George Lugalambi is a media development specialist and researcher, and the executive director at the African Centre for Media Excellence (ACME). He was appointed to this position in July 2022, succeeding Peter Mwesige.

== Education ==
Lugalambi holds a Doctor of Philosophy (PhD) in Communication from the University of South Africa, where he attained his doctorate in journalism and mass communication in 2006.

== Career ==
Lugalambi was a journalist and newspaper editor of The Crusader. He also is on the panel of judges for the Uganda National Journalism Awards.

In 1993, after graduation, Lugalambi started teaching at Makerere University. He later promoted to senior lecturer in 2007 after attaining a doctorate in 2006. Between 2008 and 2011, he was the head of the Department of Journalism and Communication at the university.

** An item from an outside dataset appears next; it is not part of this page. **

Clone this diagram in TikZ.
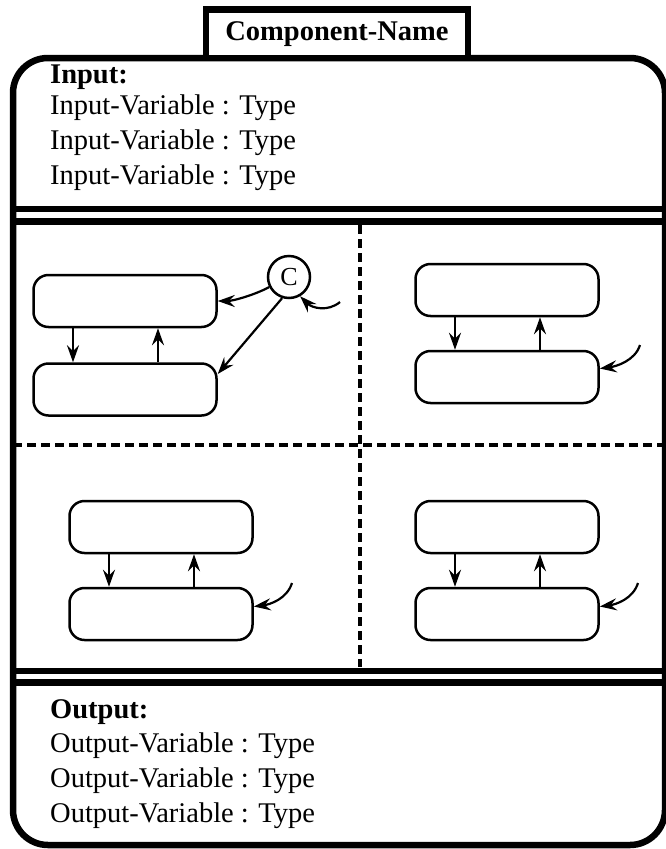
\documentclass[tikz,border=0pt]{standalone}
\usepackage{fontspec}
\setmainfont{Liberation Serif}
\usetikzlibrary{arrows.meta}

\tikzset{
  heavy/.style={line width=6.5pt},
  statebox/.style={draw, line width=2.5pt, rounded corners=15pt, minimum width=183pt, minimum height=52pt, inner sep=0pt},
  connector/.style={draw, circle, line width=2.5pt, minimum size=42pt, inner sep=0pt, font=\fontsize{26}{30}\selectfont},
  trans/.style={line width=2.2pt, -{Stealth[length=17pt,width=12pt,inset=6pt]}},
  divider/.style={line width=3.5pt, dash pattern=on 9pt off 5pt},
  vartext/.style={anchor=west, inner sep=0pt, font=\fontsize{28.5}{34}\selectfont},
  headtext/.style={vartext, font=\bfseries\fontsize{28.5}{34}\selectfont},
}

\begin{document}
\begin{tikzpicture}[x=1pt, y=-1pt]
  \useasboundingbox (0,0) rectangle (666,849);

  % outer frame and compartments
  \draw[heavy, rounded corners=35pt] (13,58) rectangle (665,845);
  \node[draw, heavy, fill=white, minimum width=262pt, minimum height=48.5pt, inner sep=0pt,
        font=\bfseries\fontsize{28.5}{34}\selectfont] (title) at (337,33.75) {Component-Name\hspace{12pt}};
  \draw[heavy] (13,209) -- (665,209);
  \draw[heavy] (13,221.5) -- (665,221.5);
  \draw[heavy] (13,671) -- (665,671);
  \draw[heavy] (13,682.5) -- (665,682.5);
  \draw[divider] (360,225) -- (360,667);
  \draw[divider] (13,445) -- (665,445);

  % input
  \node[headtext] (inhead) at (50,77) {Input:};
  \node[vartext] (invar1) at (50,107.5) {Input-Variable : Type};
  \node[vartext] (invar2) at (50,142.5) {Input-Variable : Type};
  \node[vartext] (invar3) at (50,177.5) {Input-Variable : Type};

  % output
  \node[headtext] (outhead) at (50,712.5) {Output:};
  \node[vartext] (outvar1) at (50,746) {Output-Variable : Type};
  \node[vartext] (outvar2) at (50,781) {Output-Variable : Type};
  \node[vartext] (outvar3) at (50,816) {Output-Variable : Type};

  % top left region
  \node[statebox] (tlup) at (125,301) {};
  \node[statebox] (tllow) at (125,389.5) {};
  \node[connector] (cond) at (289,277) {C};
  \coordinate (tlin) at (340,302);
  \draw[trans] ([xshift=-52pt]tlup.south) -- ([xshift=-52pt]tllow.north);
  \draw[trans] ([xshift=33pt]tllow.north) -- ([xshift=33pt]tlup.south);
  \draw[trans] (cond.207) .. controls +(-15,8) and +(15,0) .. (tlup.east);
  \draw[trans] (cond.252) -- ([yshift=15.5pt]tllow.east);
  \draw[trans] (tlin) .. controls +(-12,10) and +(12,12) .. (cond.-60);

  % top right region
  \node[statebox] (trup) at (507,290) {};
  \node[statebox] (trlow) at (507,377) {};
  \coordinate (trin) at (640,345);
  \draw[trans] ([xshift=-52pt]trup.south) -- ([xshift=-52pt]trlow.north);
  \draw[trans] ([xshift=33pt]trlow.north) -- ([xshift=33pt]trup.south);
  \draw[trans] (trin) .. controls +(-5,16) and +(16,-2) .. ([yshift=8.5pt]trlow.east);

  % bottom left region
  \node[statebox] (blup) at (161,527) {};
  \node[statebox] (bllow) at (161,614) {};
  \coordinate (blin) at (292,583);
  \draw[trans] ([xshift=-52pt]blup.south) -- ([xshift=-52pt]bllow.north);
  \draw[trans] ([xshift=33pt]bllow.north) -- ([xshift=33pt]blup.south);
  \draw[trans] (blin) .. controls +(-5,16) and +(16,-2) .. ([yshift=7.5pt]bllow.east);

  % bottom right region
  \node[statebox] (brup) at (507,527) {};
  \node[statebox] (brlow) at (507,614) {};
  \coordinate (brin) at (638,583);
  \draw[trans] ([xshift=-52pt]brup.south) -- ([xshift=-52pt]brlow.north);
  \draw[trans] ([xshift=33pt]brlow.north) -- ([xshift=33pt]brup.south);
  \draw[trans] (brin) .. controls +(-5,16) and +(16,-2) .. ([yshift=7.5pt]brlow.east);
\end{tikzpicture}
\end{document}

From mid-2011 to early 2017, he was the manager of the Capacity Development Programme for strengthening media oversight of the extractive sectors of oil, gas, and mining at the Natural Resource Governance Institute. He contributed to Global Muckrakers in 2014 and co-edited Africa Muckraking in 2017. In 2023, he was appointed the new president of Rotary Club Muyenga Tank Hill. Lugalambi also coordinates the Uganda Media Sector Working Group (UMSWG) that was formed in 2022.

Lugalambi has been a judge on the panel of judges for the Uganda National Journalism Awards for several years.

== Criminal charges==
While working at The Crusader, he was arrested and detained overnight at the Kampala Central Police Station on 17 December 1998. He was charged before the Presiding Magistrate Jane Alividza at the Kampala Magistrate Court with promoting sectarianism which is contrary to section 42 a (i) (d) of the Penal Code Act as amended by Statute 9 of 1988.